All IHS Teachers to Teach Sex Education - By Esty Dee
In an effort to enhance sex education at IHS, all teachers are now required to spend one class period each week discussing safe sex and contraception. This new policy came into effect on March 17, after repeated calls for more sex education outside of health class. So far, the program has been met with much enthusiasm and support. “I’m learning so much more about sex in statistics class, with Mr. [Adam] Kalman, than in my health class-he just knows so much!” commented one student.
Tasers Approved for Use on Students - By Pika Chu
A new school policy will allow IHS faculty and staff to taser students who “create conditions that unnecessarily hinder hall traffic.” While this program has only been tested in a few randomly selected hallways, administrators have found it successful and are suggesting full implementation soon.

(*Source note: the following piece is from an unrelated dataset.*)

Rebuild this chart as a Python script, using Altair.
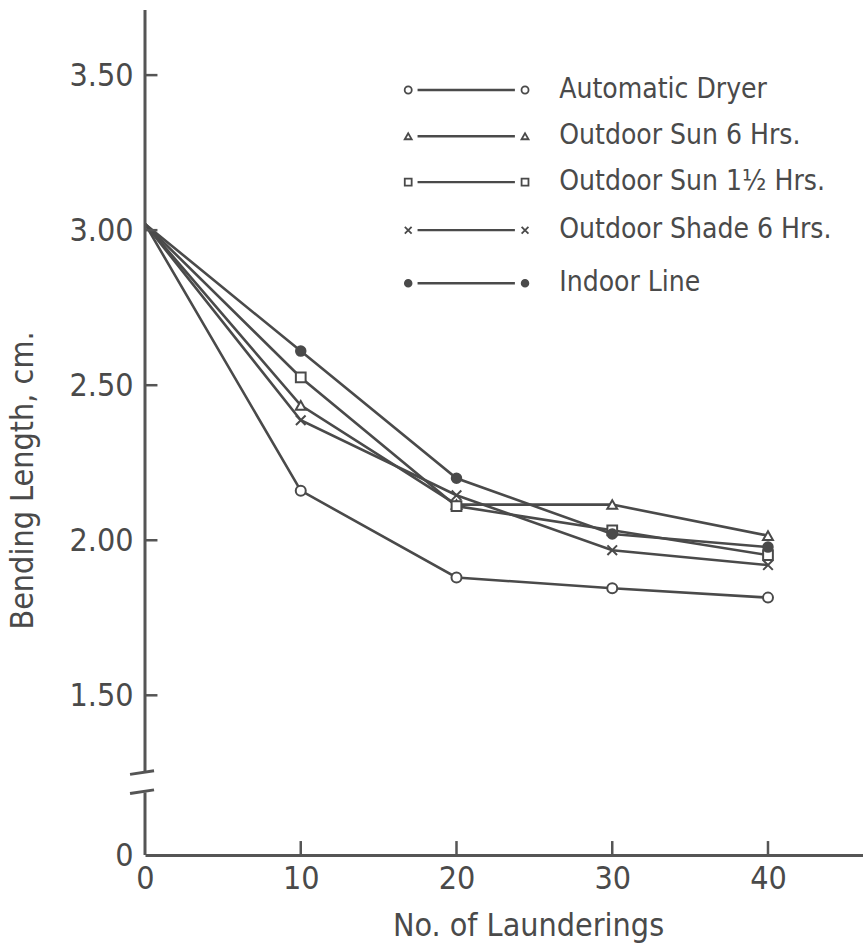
import altair as alt
import pandas as pd

# ---- data ----
launderings = [0, 10, 20, 30, 40]
series_names = ["Automatic Dryer", "Outdoor Sun 6 Hrs.", "Outdoor Sun 1½ Hrs.",
                "Outdoor Shade 6 Hrs.", "Indoor Line"]
automatic_dryer = [3.02, 2.16, 1.88, 1.845, 1.815]
outdoor_sun_6 = [3.02, 2.435, 2.115, 2.115, 2.015]
outdoor_sun_15 = [3.02, 2.525, 2.11, 2.032, 1.952]
outdoor_shade_6 = [3.02, 2.387, 2.145, 1.968, 1.92]
indoor_line = [3.02, 2.61, 2.20, 2.02, 1.978]
all_values = [automatic_dryer, outdoor_sun_6, outdoor_sun_15, outdoor_shade_6, indoor_line]

y_ticks = [0.985, 1.5, 2.0, 2.5, 3.0, 3.5]
x_ticks = [10, 20, 30, 40]

# ---- styles ----
FONT = "Liberation Sans Narrow, DejaVu Sans Condensed, sans-serif"
INK = "#4a4a4a"
shapes = ["circle", "triangle-up", "square", "M-1,-1L1,1M-1,1L1,-1", "circle"]
fills = ["white", "white", "white", "white", INK]
sizes = [100, 90, 75, 55, 22]
legend_sizes = [50, 45, 40, 35, 12]

rows = []
for name, vals in zip(series_names, all_values):
    for x, y in zip(launderings, vals):
        rows.append({"series": name, "x": x, "y": y})
df = pd.DataFrame(rows)
df_pts = df[df.x > 0]

X_DOM = [0, 46.1]
Y_DOM = [0.985, 3.71]
xs = alt.Scale(domain=X_DOM, nice=False, zero=False)
ys = alt.Scale(domain=Y_DOM, nice=False, zero=False)

shape_scale = alt.Scale(domain=series_names, range=shapes)
fill_scale = alt.Scale(domain=series_names, range=fills)
size_scale = alt.Scale(domain=series_names, range=sizes)
lsize_scale = alt.Scale(domain=series_names, range=legend_sizes)

x_axis = alt.Axis(values=[0] + x_ticks, ticks=False, grid=False, domainWidth=3,
                  domainColor="#555", labelFont=FONT, labelFontSize=32, labelColor=INK,
                  labelPadding=8, labelFlush=False, labelOverlap=False,
                  title="No. of Launderings", titleFont=FONT, titleFontSize=32,
                  titleFontWeight="normal", titleColor=INK, titleX=383, titleY=70,
                  titleBaseline="middle", titleAlign="center")
y_axis = alt.Axis(values=y_ticks, ticks=False, grid=False, domain=False,
                  labelExpr="datum.value < 1.2 ? '0' : format(datum.value, '.2f')",
                  labelFont=FONT, labelFontSize=32, labelColor=INK, labelPadding=12,
                  labelFlush=False, labelOverlap=False,
                  title="Bending Length, cm.", titleFont=FONT, titleFontSize=32,
                  titleFontWeight="normal", titleColor=INK, titleX=-123, titleY=470,
                  titleAngle=270, titleAlign="center", titleBaseline="middle")


def X(field="x:Q"):
    return alt.X(field, scale=xs, axis=x_axis)


def Y(field="y:Q"):
    return alt.Y(field, scale=ys, axis=y_axis)


# main lines
lines = alt.Chart(df).mark_line(color=INK, strokeWidth=2.6).encode(
    x=X(), y=Y(), detail="series:N",
)

points = alt.Chart(df_pts).mark_point(color=INK, strokeWidth=2, opacity=1).encode(
    x=X(), y=Y(),
    shape=alt.Shape("series:N", scale=shape_scale, legend=None),
    fill=alt.Fill("series:N", scale=fill_scale, legend=None),
    size=alt.Size("series:N", scale=size_scale, legend=None),
)

# broken y axis line and its break caps (data units)
axis_segs = pd.DataFrame({
    "x": [0, 0, -0.96, -0.96],
    "x2": [0, 0, 0.58, 0.58],
    "y": [0.985, 1.25, 1.245, 1.183],
    "y2": [1.187, 3.71, 1.257, 1.195],
})
axis_rules = alt.Chart(axis_segs).mark_rule(color="#555", strokeWidth=3).encode(
    x=X(), x2="x2:Q", y=Y(), y2="y2:Q",
)

# inward tick marks
tick_df = pd.DataFrame(
    [{"x": t, "x2": t, "y": Y_DOM[0], "y2": Y_DOM[0] + 0.045} for t in x_ticks]
    + [{"x": 0, "x2": 0.8, "y": t, "y2": t} for t in y_ticks[1:]]
)
tick_rules = alt.Chart(tick_df).mark_rule(color="#555", strokeWidth=2.5).encode(
    x=X(), x2="x2:Q", y=Y(), y2="y2:Q",
)

# hand-drawn style legend placed in data space
legend_y = [3.452, 3.303, 3.155, 3.0, 2.829]
leg_lines_df = pd.DataFrame({"series": series_names, "y": legend_y,
                             "x": [17.5] * 5, "x2": [23.75] * 5})
leg_pts_df = pd.DataFrame(
    [{"series": s, "y": yv, "x": xv} for s, yv in zip(series_names, legend_y) for xv in (16.9, 24.4)]
)
leg_txt_df = pd.DataFrame({"series": series_names, "y": legend_y, "x": [26.6] * 5})

leg_lines = alt.Chart(leg_lines_df).mark_rule(color=INK, strokeWidth=2.4).encode(
    x=X(), x2="x2:Q", y=Y(),
)
leg_pts = alt.Chart(leg_pts_df).mark_point(color=INK, strokeWidth=1.8, opacity=1).encode(
    x=X(), y=Y(),
    shape=alt.Shape("series:N", scale=shape_scale, legend=None),
    fill=alt.Fill("series:N", scale=fill_scale, legend=None),
    size=alt.Size("series:N", scale=lsize_scale, legend=None),
)
leg_txt = alt.Chart(leg_txt_df).mark_text(align="left", baseline="middle", font=FONT,
                                          fontSize=28, color=INK).encode(
    x=X(), y=Y(), text="series:N",
)

chart = alt.layer(lines, axis_rules, tick_rules, points, leg_lines, leg_pts, leg_txt).resolve_scale(
    shape="independent", fill="independent", size="independent"
).properties(
    width=718, height=845,
    autosize=alt.AutoSizeParams(type="none"),
    padding={"left": 145, "top": 10, "right": 0, "bottom": 88},
    background="white",
).configure_view(stroke=None)

chart.save("out.html", embed_options={"renderer": "svg", "actions": False})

Staff Sleepover Aims to Unify - By Pillo Tock
On March 1, the IHS administration hosted a sleepover for faculty and staff to promote unity within the school. The sleepover began at 8:00 p.m. on March 1 and ended the next day at 6:00 a.m. The event was held primarily in H Courtyard, although the rambunctious teachers were difficult to contain in a single area, often wandering the halls even without a pass. Principal Joe Wilson described the sleeping conditions as “comfortable but very snug.”
H Courtyard to Close Again, Now for Radioactive Testing - By Ray D. Umm
As if the closing of H Courtyard this past December due to leaking water wasn’t enough for students, staff, and especially the class of ’08 to handle, the seniors-only quiet study area will soon be closed again, this time for radioactive testing, according to IHS Principal Joe Wilson. It is estimated that the courtyard will be closed for three weeks at the very least, and possibly up to five or six.
Easter Bunny Found Dead in Alley - By By H. A. Seuss
Officer Stein of the New York Police Department (NYPD) was walking his usual patrol route on March 24. Little did he know of the astounding truth he was about to uncover. It was the day after Easter, and he glanced at a photo-just added to his wallet-of his son eating a chocolate bunny that Sunday morning.